-- Given information start --

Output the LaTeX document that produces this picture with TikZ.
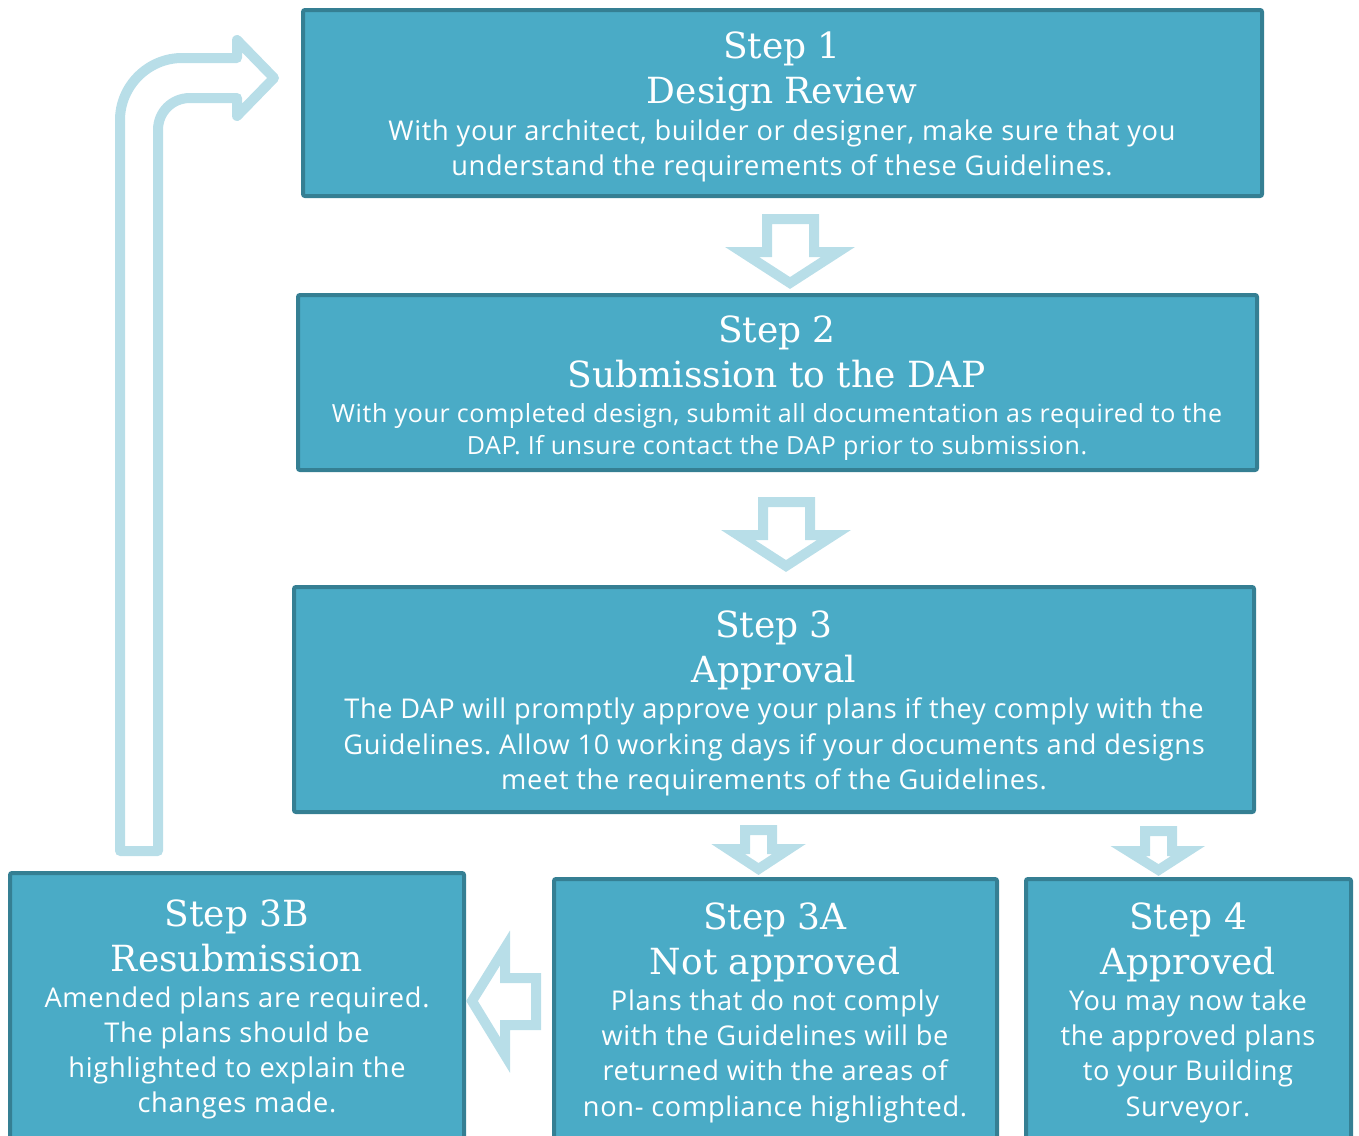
\documentclass[tikz,border=0pt]{standalone}
\usepackage{fontspec}
\setmainfont{Open Sans}[LetterSpace=2.5]
\newfontfamily\slab{DejaVu Serif}
\definecolor{boxfill}{HTML}{4AABC6}
\definecolor{boxline}{HTML}{357F93}
\definecolor{arrowc}{HTML}{B8DEE8}
\frenchspacing
\begin{document}
\begin{tikzpicture}[x=0.5pt,y=-0.5pt,
  stepbox/.style={draw=boxline, fill=boxfill, line width=2pt, rounded corners=1pt},
  head/.style={text=white, font=\slab\fontsize{18}{20}\selectfont, anchor=base, inner sep=0pt},
  body/.style={text=white, font=\fontsize{13.6}{16}\selectfont, anchor=base, inner sep=0pt},
  bodys/.style={text=white, font=\fontsize{12.5}{15}\selectfont, anchor=base, inner sep=0pt},
  hollow/.style={draw=arrowc, line width=5pt, line join=miter},
  hollowr/.style={draw=arrowc, line width=5pt, line join=round}]
\useasboundingbox (0,0) rectangle (1359,1135);
\begin{scope}
\clip (0,0) rectangle (1359,1135);
% boxes
\draw[stepbox] (303,10) rectangle (1262,196);
\coordinate (b1) at (782,103);
\draw[stepbox] (298,295) rectangle (1257,470);
\coordinate (b2) at (777,382);
\draw[stepbox] (294,587) rectangle (1254,812);
\coordinate (b3) at (774,700);
\draw[stepbox] (10,873) rectangle (464,1160);
\coordinate (b3b) at (237,1000);
\draw[stepbox] (554,879) rectangle (997,1160);
\coordinate (b3a) at (775,1000);
\draw[stepbox] (1026,879) rectangle (1351,1160);
\coordinate (b4) at (1188,1000);
\end{scope}

% hollow down arrows
\draw[hollow] (767,219) -- (814,219) -- (814,252) -- (838,252) -- (790,283) -- (742,252) -- (767,252) -- cycle;
\draw[hollow] (763,502) -- (810,502) -- (810,535) -- (834,535) -- (786,566) -- (738,535) -- (763,535) -- cycle;
\draw[hollow] (745,830) -- (772,830) -- (772,849) -- (789,849) -- (758.5,869) -- (728,849) -- (745,849) -- cycle;
\draw[hollow] (1145,831) -- (1172,831) -- (1172,851) -- (1188,851) -- (1158.5,870) -- (1128,851) -- (1145,851) -- cycle;
% left arrow
\draw[hollow] (536,978) -- (536,1025) -- (505,1025) -- (505,1055) -- (472,1001) -- (505,948) -- (505,978) -- cycle;
% curved return arrow
\draw[hollowr] (120,851) -- (120,120) .. controls (120,86) and (148,58) .. (182,58) -- (237,58) -- (237,40) -- (274,78) -- (237,116) -- (237,98) -- (190,98) .. controls (172,98) and (158,112) .. (158,130) -- (158,851) -- cycle;

% Step 1
\node[head] (t1a) at (782,58) {Step 1};
\node[head] (t1b) at (782,103) {Design Review};
\node[body] (t1c) at (782,140) {With your architect, builder or designer, make sure that you};
\node[body] (t1d) at (782,175) {understand the requirements of these Guidelines.};
% Step 2
\node[head] (t2a) at (777,342) {Step 2};
\node[head] (t2b) at (777,387) {Submission to the DAP};
\node[bodys] (t2c) at (777,422) {With your completed design, submit all documentation as required to the};
\node[bodys] (t2d) at (777,454) {DAP. If unsure contact the DAP prior to submission.};
% Step 3
\node[head] (t3a) at (774,637) {Step 3};
\node[head] (t3b) at (774,682) {Approval};
\node[body] (t3c) at (774,718) {The DAP will promptly approve your plans if they comply with the};
\node[body] (t3d) at (774,754) {Guidelines. Allow 10 working days if your documents and designs};
\node[body] (t3e) at (774,789) {meet the requirements of the Guidelines.};
% Step 3B
\node[head] (t3ba) at (237,926) {Step 3B};
\node[head] (t3bb) at (237,971) {Resubmission};
\node[body] (t3bc) at (237,1007) {Amended plans are required.};
\node[body] (t3bd) at (237,1042) {The plans should be};
\node[body] (t3be) at (237,1077) {highlighted to explain the};
\node[body] (t3bf) at (237,1112) {changes made.};
% Step 3A
\node[head] (t3aa) at (775,929) {Step 3A};
\node[head] (t3ab) at (775,974) {Not approved};
\node[body] (t3ac) at (775,1010) {Plans that do not comply};
\node[body] (t3ad) at (775,1045) {with the Guidelines will be};
\node[body] (t3ae) at (775,1080) {returned with the areas of};
\node[body] (t3af) at (775,1116) {non- compliance highlighted.};
% Step 4
\node[head] (t4a) at (1188,929) {Step 4};
\node[head] (t4b) at (1188,974) {Approved};
\node[body] (t4c) at (1188,1010) {You may now take};
\node[body] (t4d) at (1188,1045) {the approved plans};
\node[body] (t4e) at (1188,1080) {to your Building};
\node[body] (t4f) at (1188,1116) {Surveyor.};
\end{tikzpicture}
\end{document}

-- Given information end --

__Task instructions__
Reproduce all of the data exactly, omitting each picture it holds.

__The output__
Output the LaTeX document that produces this picture with TikZ.
\documentclass[tikz,border=0pt]{standalone}
\usepackage{fontspec}
\setmainfont{Open Sans}[LetterSpace=2.5]
\newfontfamily\slab{DejaVu Serif}
\definecolor{boxfill}{HTML}{4AABC6}
\definecolor{boxline}{HTML}{357F93}
\definecolor{arrowc}{HTML}{B8DEE8}
\frenchspacing
\begin{document}
\begin{tikzpicture}[x=0.5pt,y=-0.5pt,
  stepbox/.style={draw=boxline, fill=boxfill, line width=2pt, rounded corners=1pt},
  head/.style={text=white, font=\slab\fontsize{18}{20}\selectfont, anchor=base, inner sep=0pt},
  body/.style={text=white, font=\fontsize{13.6}{16}\selectfont, anchor=base, inner sep=0pt},
  bodys/.style={text=white, font=\fontsize{12.5}{15}\selectfont, anchor=base, inner sep=0pt},
  hollow/.style={draw=arrowc, line width=5pt, line join=miter},
  hollowr/.style={draw=arrowc, line width=5pt, line join=round}]
\useasboundingbox (0,0) rectangle (1359,1135);
\begin{scope}
\clip (0,0) rectangle (1359,1135);
% boxes
\draw[stepbox] (303,10) rectangle (1262,196);
\coordinate (b1) at (782,103);
\draw[stepbox] (298,295) rectangle (1257,470);
\coordinate (b2) at (777,382);
\draw[stepbox] (294,587) rectangle (1254,812);
\coordinate (b3) at (774,700);
\draw[stepbox] (10,873) rectangle (464,1160);
\coordinate (b3b) at (237,1000);
\draw[stepbox] (554,879) rectangle (997,1160);
\coordinate (b3a) at (775,1000);
\draw[stepbox] (1026,879) rectangle (1351,1160);
\coordinate (b4) at (1188,1000);
\end{scope}

% hollow down arrows
\draw[hollow] (767,219) -- (814,219) -- (814,252) -- (838,252) -- (790,283) -- (742,252) -- (767,252) -- cycle;
\draw[hollow] (763,502) -- (810,502) -- (810,535) -- (834,535) -- (786,566) -- (738,535) -- (763,535) -- cycle;
\draw[hollow] (745,830) -- (772,830) -- (772,849) -- (789,849) -- (758.5,869) -- (728,849) -- (745,849) -- cycle;
\draw[hollow] (1145,831) -- (1172,831) -- (1172,851) -- (1188,851) -- (1158.5,870) -- (1128,851) -- (1145,851) -- cycle;
% left arrow
\draw[hollow] (536,978) -- (536,1025) -- (505,1025) -- (505,1055) -- (472,1001) -- (505,948) -- (505,978) -- cycle;
% curved return arrow
\draw[hollowr] (120,851) -- (120,120) .. controls (120,86) and (148,58) .. (182,58) -- (237,58) -- (237,40) -- (274,78) -- (237,116) -- (237,98) -- (190,98) .. controls (172,98) and (158,112) .. (158,130) -- (158,851) -- cycle;

% Step 1
\node[head] (t1a) at (782,58) {Step 1};
\node[head] (t1b) at (782,103) {Design Review};
\node[body] (t1c) at (782,140) {With your architect, builder or designer, make sure that you};
\node[body] (t1d) at (782,175) {understand the requirements of these Guidelines.};
% Step 2
\node[head] (t2a) at (777,342) {Step 2};
\node[head] (t2b) at (777,387) {Submission to the DAP};
\node[bodys] (t2c) at (777,422) {With your completed design, submit all documentation as required to the};
\node[bodys] (t2d) at (777,454) {DAP. If unsure contact the DAP prior to submission.};
% Step 3
\node[head] (t3a) at (774,637) {Step 3};
\node[head] (t3b) at (774,682) {Approval};
\node[body] (t3c) at (774,718) {The DAP will promptly approve your plans if they comply with the};
\node[body] (t3d) at (774,754) {Guidelines. Allow 10 working days if your documents and designs};
\node[body] (t3e) at (774,789) {meet the requirements of the Guidelines.};
% Step 3B
\node[head] (t3ba) at (237,926) {Step 3B};
\node[head] (t3bb) at (237,971) {Resubmission};
\node[body] (t3bc) at (237,1007) {Amended plans are required.};
\node[body] (t3bd) at (237,1042) {The plans should be};
\node[body] (t3be) at (237,1077) {highlighted to explain the};
\node[body] (t3bf) at (237,1112) {changes made.};
% Step 3A
\node[head] (t3aa) at (775,929) {Step 3A};
\node[head] (t3ab) at (775,974) {Not approved};
\node[body] (t3ac) at (775,1010) {Plans that do not comply};
\node[body] (t3ad) at (775,1045) {with the Guidelines will be};
\node[body] (t3ae) at (775,1080) {returned with the areas of};
\node[body] (t3af) at (775,1116) {non- compliance highlighted.};
% Step 4
\node[head] (t4a) at (1188,929) {Step 4};
\node[head] (t4b) at (1188,974) {Approved};
\node[body] (t4c) at (1188,1010) {You may now take};
\node[body] (t4d) at (1188,1045) {the approved plans};
\node[body] (t4e) at (1188,1080) {to your Building};
\node[body] (t4f) at (1188,1116) {Surveyor.};
\end{tikzpicture}
\end{document}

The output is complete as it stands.